Revision History and Snapshotting
A user hits Ctrl+Z forty times and expects to land exactly where they were yesterday. That is not just undo. That is a complete audit trail of every edit, stored efficiently, queryable at any point in time. The naive approach: store a full copy of the document after every change. Works for ten users. Collapses at ten thousand.
Deltas, Not Copies#
Instead of storing full document state after every edit, store only what changed: the operation (insert 3 chars at position 12, delete 5 chars at position 20). A revision is a delta. The current document is what you get by replaying all deltas from the beginning. Compact to store, expensive to query at a specific point in time as the delta log grows.
Periodic Snapshots#
Take a full document snapshot every N revisions (say, every 100 edits). To reconstruct the document at revision 350, load the snapshot at revision 300, replay only 50 deltas. Snapshot frequency trades storage cost against replay cost.
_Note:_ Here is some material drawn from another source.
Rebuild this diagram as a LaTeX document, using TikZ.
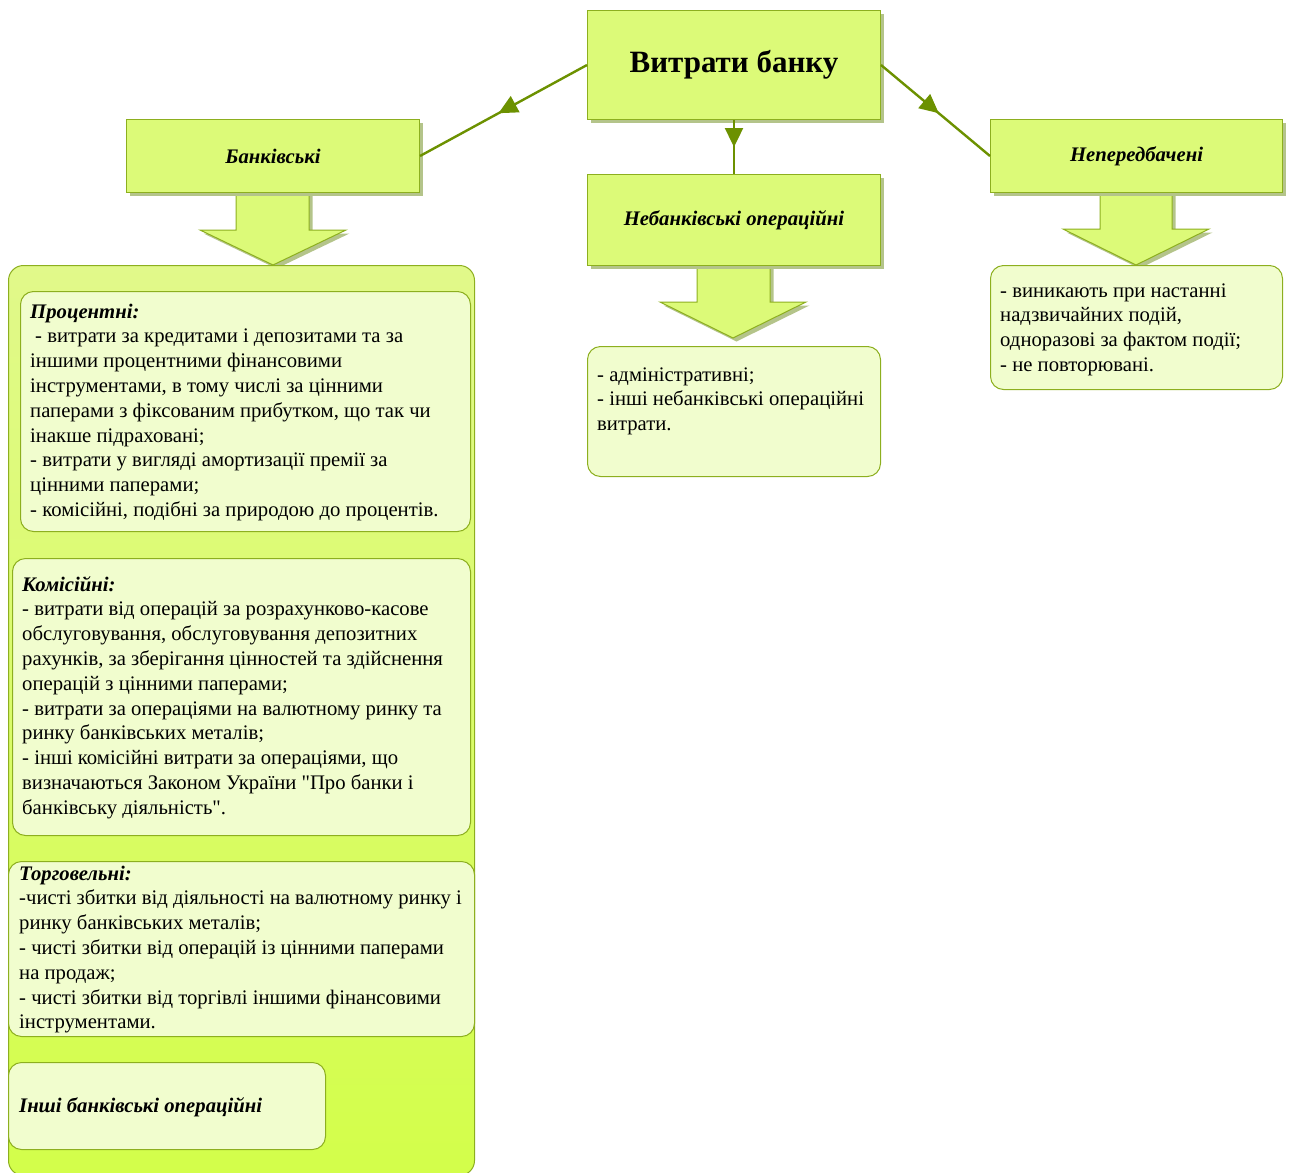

More snapshots: faster reads, more storage. Fewer: slower reads, less storage. Same trade-off as Checkpointing in long-running jobs.
Compaction#
Old deltas between two snapshots can be discarded once you no longer need fine-grained history at that resolution. A document version system might keep full per-keystroke deltas for 30 days, then compact to per-minute snapshots, then to per-day snapshots. Same tiered retention pattern as Downsampling and Data Retention.
Undo in Collaborative Systems#
Undo in a collaborative document is not just “apply the inverse of the last op.” Another user may have applied ops after yours. You cannot pop a local stack. Undo must be transformed against all intervening ops before being applied, which is exactly what Operational Transformation handles.
At Salesforce, a record editing feature stored a full copy of the record JSON in a history table on every save. For a record with 60 fields, each save wrote about 4KB. At 2M active records with heavy editing, the history table hit 200GB within 6 months and became the top disk consumer. We switched to delta storage: only the changed fields per save, stored as a diff. Average history entry dropped from roughly 4KB to about 200 bytes. The history table shrank 95% from its projected size. The query to reconstruct a record at a past point in time went from a full JSON blob scan to a short delta replay.
What I’m Learning#
Snapshot frequency is one of those knobs nobody thinks about until the delta log is 10 million entries long and a point-in-time query takes 30 seconds. Size the snapshot interval against your P99 read latency budget, not against storage cost alone.
Have you built revision history for a product? Did you go full copies, deltas, or some hybrid?